• Records supplied:
::::

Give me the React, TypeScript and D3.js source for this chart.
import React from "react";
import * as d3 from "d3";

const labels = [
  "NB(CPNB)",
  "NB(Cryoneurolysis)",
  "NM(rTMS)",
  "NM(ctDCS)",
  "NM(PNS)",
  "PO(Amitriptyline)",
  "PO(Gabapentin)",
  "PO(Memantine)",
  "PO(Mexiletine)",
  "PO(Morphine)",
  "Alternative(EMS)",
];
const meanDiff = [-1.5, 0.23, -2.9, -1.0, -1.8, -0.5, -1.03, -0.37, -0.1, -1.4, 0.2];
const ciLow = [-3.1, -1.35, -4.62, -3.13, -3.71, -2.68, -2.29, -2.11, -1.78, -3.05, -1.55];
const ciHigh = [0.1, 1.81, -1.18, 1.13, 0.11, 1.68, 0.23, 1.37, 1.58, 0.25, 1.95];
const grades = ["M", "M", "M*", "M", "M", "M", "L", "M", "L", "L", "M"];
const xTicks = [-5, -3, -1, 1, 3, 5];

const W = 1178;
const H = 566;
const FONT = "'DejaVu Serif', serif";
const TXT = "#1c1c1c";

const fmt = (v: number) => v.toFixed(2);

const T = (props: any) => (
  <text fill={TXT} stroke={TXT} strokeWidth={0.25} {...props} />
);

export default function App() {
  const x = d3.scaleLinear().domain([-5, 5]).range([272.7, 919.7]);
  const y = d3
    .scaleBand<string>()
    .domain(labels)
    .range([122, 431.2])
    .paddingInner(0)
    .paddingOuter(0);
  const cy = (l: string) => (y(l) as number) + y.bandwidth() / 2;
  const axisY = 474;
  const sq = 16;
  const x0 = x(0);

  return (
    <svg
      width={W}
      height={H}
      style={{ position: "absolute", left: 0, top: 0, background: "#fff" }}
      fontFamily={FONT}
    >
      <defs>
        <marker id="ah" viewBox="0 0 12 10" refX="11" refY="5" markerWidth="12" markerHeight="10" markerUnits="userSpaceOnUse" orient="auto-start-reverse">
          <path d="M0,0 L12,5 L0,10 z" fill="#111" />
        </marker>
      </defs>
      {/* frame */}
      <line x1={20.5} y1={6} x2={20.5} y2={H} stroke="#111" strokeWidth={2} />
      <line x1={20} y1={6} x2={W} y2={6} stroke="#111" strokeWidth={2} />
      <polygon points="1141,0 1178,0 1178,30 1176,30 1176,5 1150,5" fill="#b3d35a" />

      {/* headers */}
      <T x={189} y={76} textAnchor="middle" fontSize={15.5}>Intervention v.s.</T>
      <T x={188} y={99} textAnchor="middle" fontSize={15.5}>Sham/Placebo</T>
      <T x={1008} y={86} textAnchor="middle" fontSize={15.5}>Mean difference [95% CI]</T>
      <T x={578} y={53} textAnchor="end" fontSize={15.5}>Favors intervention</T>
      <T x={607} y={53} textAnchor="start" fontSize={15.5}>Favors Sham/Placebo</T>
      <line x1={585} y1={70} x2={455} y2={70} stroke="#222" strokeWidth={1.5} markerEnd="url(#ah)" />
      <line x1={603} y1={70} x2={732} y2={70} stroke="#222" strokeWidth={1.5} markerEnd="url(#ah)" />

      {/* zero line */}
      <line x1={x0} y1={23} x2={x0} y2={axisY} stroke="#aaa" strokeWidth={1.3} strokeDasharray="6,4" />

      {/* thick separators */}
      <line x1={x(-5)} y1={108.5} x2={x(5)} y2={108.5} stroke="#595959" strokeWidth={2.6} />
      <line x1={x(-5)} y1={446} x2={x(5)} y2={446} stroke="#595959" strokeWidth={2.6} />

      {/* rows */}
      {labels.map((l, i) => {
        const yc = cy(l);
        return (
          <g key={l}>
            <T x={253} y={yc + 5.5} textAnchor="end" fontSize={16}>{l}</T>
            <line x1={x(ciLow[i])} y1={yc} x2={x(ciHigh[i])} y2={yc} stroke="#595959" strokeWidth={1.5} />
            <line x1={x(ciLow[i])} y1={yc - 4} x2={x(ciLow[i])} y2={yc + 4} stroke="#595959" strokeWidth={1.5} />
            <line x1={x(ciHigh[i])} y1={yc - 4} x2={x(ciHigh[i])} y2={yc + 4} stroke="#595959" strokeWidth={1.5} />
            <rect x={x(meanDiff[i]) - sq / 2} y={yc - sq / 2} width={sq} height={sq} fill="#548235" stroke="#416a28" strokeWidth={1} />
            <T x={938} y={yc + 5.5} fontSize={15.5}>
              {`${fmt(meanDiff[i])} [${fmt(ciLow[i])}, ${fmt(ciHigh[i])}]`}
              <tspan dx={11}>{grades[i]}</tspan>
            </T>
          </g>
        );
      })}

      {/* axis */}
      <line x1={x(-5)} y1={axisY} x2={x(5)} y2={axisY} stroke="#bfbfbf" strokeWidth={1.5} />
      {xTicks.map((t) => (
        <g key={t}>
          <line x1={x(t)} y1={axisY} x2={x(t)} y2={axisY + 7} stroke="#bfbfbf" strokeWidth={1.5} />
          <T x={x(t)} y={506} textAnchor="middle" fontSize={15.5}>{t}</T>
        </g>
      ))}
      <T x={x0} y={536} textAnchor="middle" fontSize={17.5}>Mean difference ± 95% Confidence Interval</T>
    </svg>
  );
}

::::

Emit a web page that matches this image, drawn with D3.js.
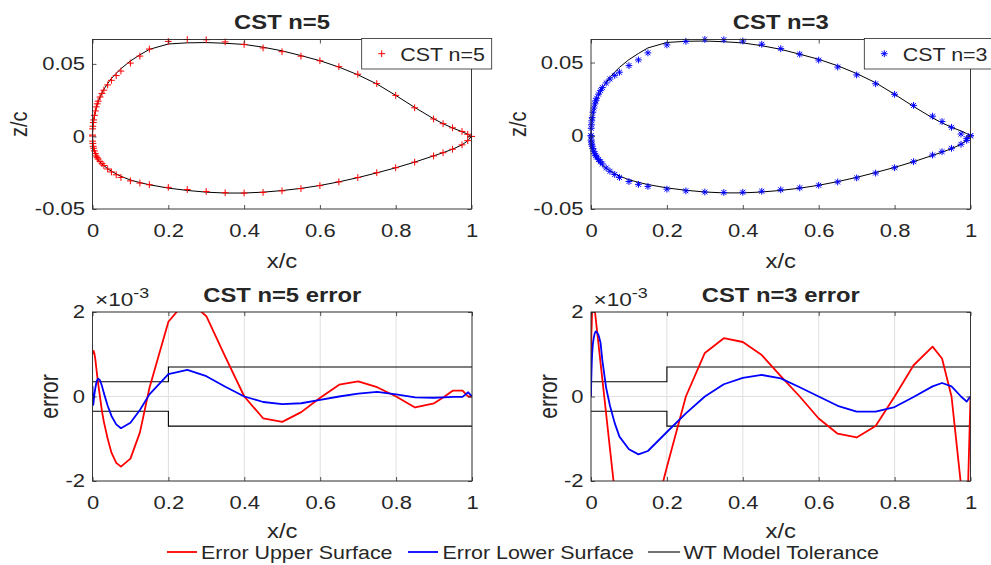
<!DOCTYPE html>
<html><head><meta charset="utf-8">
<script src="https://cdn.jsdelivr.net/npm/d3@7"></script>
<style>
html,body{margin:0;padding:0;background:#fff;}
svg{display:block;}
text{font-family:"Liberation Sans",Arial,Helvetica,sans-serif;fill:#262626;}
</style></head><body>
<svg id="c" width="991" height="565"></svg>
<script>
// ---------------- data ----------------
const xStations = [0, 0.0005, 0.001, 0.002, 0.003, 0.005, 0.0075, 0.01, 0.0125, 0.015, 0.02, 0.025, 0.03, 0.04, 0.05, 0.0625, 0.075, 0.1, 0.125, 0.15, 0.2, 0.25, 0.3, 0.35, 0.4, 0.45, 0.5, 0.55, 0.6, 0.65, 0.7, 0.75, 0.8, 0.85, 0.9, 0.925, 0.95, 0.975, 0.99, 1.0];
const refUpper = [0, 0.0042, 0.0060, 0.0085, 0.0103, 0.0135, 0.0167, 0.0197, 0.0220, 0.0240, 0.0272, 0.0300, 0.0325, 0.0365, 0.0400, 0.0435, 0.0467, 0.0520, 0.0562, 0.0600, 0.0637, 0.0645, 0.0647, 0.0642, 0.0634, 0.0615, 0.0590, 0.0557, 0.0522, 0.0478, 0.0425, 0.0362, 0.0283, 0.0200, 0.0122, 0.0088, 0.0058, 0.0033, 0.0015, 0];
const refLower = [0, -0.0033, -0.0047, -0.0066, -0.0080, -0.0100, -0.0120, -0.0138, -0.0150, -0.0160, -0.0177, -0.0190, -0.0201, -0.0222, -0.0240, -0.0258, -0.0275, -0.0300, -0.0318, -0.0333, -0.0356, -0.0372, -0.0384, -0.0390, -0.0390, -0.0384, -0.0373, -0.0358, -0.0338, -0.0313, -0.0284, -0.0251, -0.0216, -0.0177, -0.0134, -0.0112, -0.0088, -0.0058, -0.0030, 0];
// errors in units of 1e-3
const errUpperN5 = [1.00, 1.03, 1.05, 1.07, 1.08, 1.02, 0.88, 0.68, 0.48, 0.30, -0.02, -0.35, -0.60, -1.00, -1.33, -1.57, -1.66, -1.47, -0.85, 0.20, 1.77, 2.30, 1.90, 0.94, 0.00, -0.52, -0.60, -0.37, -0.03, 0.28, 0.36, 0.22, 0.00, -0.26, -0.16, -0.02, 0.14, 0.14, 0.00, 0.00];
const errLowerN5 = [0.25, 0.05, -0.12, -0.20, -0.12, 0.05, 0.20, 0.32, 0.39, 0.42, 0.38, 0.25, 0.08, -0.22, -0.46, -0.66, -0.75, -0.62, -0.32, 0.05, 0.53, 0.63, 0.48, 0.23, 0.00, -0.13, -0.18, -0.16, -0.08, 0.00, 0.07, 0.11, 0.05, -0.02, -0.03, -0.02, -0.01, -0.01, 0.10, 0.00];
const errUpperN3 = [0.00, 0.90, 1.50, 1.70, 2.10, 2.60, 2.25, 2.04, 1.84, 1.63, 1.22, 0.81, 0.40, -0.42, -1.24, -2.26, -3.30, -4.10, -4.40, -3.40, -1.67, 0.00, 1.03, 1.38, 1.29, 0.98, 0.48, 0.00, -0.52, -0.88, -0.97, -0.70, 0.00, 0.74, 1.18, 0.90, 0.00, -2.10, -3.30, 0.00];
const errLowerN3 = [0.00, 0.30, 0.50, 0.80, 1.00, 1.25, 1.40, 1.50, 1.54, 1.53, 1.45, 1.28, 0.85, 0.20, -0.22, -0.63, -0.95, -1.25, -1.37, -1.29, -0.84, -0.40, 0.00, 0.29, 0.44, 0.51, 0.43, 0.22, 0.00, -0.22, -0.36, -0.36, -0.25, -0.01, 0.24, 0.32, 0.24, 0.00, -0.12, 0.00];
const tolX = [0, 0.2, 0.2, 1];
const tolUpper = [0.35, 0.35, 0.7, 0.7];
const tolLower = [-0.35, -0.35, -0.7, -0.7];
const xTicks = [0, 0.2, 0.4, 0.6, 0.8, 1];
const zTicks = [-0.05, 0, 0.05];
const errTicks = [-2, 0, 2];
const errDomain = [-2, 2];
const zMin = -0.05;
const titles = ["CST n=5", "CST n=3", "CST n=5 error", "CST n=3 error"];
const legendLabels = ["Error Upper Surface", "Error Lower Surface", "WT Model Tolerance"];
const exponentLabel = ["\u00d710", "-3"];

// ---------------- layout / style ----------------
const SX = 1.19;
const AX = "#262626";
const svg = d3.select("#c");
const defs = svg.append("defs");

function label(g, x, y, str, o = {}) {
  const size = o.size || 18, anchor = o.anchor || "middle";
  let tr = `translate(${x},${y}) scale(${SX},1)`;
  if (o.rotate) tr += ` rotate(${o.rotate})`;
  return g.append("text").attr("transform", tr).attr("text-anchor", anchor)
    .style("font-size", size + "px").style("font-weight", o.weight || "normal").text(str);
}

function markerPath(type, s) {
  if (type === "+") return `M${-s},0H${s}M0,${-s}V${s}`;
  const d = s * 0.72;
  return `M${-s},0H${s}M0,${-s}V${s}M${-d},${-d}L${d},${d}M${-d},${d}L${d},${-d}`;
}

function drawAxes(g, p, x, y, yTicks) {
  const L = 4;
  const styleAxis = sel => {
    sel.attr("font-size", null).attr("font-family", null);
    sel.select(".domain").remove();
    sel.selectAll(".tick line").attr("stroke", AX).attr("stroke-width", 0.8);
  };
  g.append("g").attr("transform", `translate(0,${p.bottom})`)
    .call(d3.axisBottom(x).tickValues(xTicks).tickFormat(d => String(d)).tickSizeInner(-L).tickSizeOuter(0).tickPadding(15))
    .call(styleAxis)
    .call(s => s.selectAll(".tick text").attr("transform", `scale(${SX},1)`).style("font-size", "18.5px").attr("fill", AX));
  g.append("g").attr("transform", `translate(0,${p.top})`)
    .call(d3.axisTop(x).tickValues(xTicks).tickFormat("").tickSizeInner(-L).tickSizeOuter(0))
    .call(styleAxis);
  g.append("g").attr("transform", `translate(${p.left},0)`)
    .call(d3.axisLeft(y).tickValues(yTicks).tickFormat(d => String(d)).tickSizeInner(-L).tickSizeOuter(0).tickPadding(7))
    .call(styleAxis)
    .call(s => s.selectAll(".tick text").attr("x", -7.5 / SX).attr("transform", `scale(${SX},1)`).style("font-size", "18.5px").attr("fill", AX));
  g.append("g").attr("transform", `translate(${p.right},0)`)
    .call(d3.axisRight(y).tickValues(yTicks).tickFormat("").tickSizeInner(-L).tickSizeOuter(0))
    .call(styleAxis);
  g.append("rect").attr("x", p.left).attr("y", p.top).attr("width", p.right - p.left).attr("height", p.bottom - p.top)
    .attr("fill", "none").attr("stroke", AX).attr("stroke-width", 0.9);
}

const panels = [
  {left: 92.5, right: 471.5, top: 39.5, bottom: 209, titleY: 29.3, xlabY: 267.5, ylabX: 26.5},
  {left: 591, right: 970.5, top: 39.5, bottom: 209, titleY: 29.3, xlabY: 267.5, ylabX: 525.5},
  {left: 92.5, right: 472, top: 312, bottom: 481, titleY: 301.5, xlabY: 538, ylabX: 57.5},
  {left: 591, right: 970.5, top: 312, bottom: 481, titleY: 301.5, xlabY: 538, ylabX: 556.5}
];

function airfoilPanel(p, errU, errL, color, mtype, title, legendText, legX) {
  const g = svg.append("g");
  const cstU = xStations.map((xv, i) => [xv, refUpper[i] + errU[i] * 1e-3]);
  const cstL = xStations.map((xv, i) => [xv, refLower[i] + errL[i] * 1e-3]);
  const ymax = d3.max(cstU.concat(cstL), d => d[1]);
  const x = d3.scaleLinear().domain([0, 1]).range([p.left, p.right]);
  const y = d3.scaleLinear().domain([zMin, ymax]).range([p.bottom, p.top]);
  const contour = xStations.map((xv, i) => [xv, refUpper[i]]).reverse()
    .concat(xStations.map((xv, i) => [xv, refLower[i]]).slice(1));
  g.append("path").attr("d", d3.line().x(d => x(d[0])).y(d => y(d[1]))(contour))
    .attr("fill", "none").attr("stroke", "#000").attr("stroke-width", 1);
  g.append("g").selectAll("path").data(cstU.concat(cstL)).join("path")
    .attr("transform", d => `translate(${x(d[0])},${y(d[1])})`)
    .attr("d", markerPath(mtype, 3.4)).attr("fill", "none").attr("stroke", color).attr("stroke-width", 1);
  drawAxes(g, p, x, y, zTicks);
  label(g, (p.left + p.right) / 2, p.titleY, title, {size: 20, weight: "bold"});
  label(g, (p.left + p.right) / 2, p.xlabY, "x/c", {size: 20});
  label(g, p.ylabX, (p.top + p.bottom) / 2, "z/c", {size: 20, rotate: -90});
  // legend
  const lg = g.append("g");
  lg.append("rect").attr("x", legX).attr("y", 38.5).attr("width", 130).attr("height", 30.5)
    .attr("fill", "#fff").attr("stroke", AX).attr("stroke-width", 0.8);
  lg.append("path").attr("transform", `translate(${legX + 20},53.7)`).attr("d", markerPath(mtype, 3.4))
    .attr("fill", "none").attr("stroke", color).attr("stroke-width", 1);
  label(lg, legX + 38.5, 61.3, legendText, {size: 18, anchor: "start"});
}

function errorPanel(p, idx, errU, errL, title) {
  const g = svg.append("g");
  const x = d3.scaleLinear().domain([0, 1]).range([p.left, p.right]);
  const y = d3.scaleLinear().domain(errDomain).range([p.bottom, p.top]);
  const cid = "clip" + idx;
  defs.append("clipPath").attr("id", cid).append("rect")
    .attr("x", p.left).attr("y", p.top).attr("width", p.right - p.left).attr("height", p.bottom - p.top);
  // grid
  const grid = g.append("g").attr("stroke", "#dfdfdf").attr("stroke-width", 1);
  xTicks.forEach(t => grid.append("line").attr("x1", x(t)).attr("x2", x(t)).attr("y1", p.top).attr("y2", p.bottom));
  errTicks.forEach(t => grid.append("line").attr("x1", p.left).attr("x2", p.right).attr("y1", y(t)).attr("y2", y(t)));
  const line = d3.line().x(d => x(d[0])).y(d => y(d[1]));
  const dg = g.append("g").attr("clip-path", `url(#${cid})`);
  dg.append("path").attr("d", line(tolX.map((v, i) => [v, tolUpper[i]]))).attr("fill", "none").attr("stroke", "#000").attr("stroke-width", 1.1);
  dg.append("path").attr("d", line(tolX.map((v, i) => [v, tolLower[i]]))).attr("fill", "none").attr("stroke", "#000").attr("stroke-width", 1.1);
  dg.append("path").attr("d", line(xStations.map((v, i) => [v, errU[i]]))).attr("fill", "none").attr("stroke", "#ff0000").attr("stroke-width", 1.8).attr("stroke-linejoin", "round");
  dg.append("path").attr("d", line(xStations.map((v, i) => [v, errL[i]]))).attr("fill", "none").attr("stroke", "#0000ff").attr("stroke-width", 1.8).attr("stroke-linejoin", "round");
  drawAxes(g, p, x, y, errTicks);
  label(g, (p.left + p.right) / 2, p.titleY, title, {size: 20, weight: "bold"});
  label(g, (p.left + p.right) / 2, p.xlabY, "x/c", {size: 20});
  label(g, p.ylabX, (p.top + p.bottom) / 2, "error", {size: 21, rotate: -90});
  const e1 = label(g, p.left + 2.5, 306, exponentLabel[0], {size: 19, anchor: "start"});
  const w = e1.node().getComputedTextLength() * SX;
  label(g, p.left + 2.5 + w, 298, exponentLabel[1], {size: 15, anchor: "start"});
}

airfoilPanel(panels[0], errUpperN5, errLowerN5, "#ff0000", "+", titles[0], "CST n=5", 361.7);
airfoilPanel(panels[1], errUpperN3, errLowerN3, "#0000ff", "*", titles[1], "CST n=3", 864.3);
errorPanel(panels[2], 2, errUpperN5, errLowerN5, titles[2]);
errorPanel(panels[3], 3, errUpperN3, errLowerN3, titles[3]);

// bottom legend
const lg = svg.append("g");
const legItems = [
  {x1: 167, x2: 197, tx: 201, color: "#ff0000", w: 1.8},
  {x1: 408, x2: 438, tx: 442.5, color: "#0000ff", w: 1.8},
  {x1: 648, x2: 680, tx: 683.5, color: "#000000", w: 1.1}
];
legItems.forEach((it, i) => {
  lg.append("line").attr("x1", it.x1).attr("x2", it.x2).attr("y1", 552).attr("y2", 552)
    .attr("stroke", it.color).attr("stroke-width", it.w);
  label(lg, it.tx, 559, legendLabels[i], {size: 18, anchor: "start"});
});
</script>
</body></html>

::::

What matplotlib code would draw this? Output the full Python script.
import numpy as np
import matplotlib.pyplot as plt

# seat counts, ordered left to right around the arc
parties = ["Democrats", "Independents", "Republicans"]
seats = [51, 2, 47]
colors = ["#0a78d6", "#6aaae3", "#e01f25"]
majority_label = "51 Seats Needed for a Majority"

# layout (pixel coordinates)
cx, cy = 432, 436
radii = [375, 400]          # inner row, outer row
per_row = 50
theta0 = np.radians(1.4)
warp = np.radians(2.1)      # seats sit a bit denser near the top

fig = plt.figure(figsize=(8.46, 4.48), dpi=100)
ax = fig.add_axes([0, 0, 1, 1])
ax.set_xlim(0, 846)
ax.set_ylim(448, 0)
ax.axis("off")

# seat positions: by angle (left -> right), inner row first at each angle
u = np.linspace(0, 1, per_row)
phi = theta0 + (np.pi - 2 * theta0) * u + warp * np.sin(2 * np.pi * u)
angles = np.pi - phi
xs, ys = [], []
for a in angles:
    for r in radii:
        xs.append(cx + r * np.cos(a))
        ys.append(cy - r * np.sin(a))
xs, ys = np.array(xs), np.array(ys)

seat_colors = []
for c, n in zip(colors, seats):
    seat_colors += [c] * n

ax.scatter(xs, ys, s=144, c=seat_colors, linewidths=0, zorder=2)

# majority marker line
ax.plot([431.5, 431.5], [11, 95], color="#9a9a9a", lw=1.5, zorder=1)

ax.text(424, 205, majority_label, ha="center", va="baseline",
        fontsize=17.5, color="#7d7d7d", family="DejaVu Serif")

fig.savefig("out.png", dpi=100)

::::

• Directions for this task:
Start with the line that holds "Give me the" and finish with the line that holds "const x0 = x(0);". Transcribe each line in between exactly, and those two as well.

• In response:
Give me the React, TypeScript and D3.js source for this chart.
import React from "react";
import * as d3 from "d3";

const labels = [
  "NB(CPNB)",
  "NB(Cryoneurolysis)",
  "NM(rTMS)",
  "NM(ctDCS)",
  "NM(PNS)",
  "PO(Amitriptyline)",
  "PO(Gabapentin)",
  "PO(Memantine)",
  "PO(Mexiletine)",
  "PO(Morphine)",
  "Alternative(EMS)",
];
const meanDiff = [-1.5, 0.23, -2.9, -1.0, -1.8, -0.5, -1.03, -0.37, -0.1, -1.4, 0.2];
const ciLow = [-3.1, -1.35, -4.62, -3.13, -3.71, -2.68, -2.29, -2.11, -1.78, -3.05, -1.55];
const ciHigh = [0.1, 1.81, -1.18, 1.13, 0.11, 1.68, 0.23, 1.37, 1.58, 0.25, 1.95];
const grades = ["M", "M", "M*", "M", "M", "M", "L", "M", "L", "L", "M"];
const xTicks = [-5, -3, -1, 1, 3, 5];

const W = 1178;
const H = 566;
const FONT = "'DejaVu Serif', serif";
const TXT = "#1c1c1c";

const fmt = (v: number) => v.toFixed(2);

const T = (props: any) => (
  <text fill={TXT} stroke={TXT} strokeWidth={0.25} {...props} />
);

export default function App() {
  const x = d3.scaleLinear().domain([-5, 5]).range([272.7, 919.7]);
  const y = d3
    .scaleBand<string>()
    .domain(labels)
    .range([122, 431.2])
    .paddingInner(0)
    .paddingOuter(0);
  const cy = (l: string) => (y(l) as number) + y.bandwidth() / 2;
  const axisY = 474;
  const sq = 16;
  const x0 = x(0);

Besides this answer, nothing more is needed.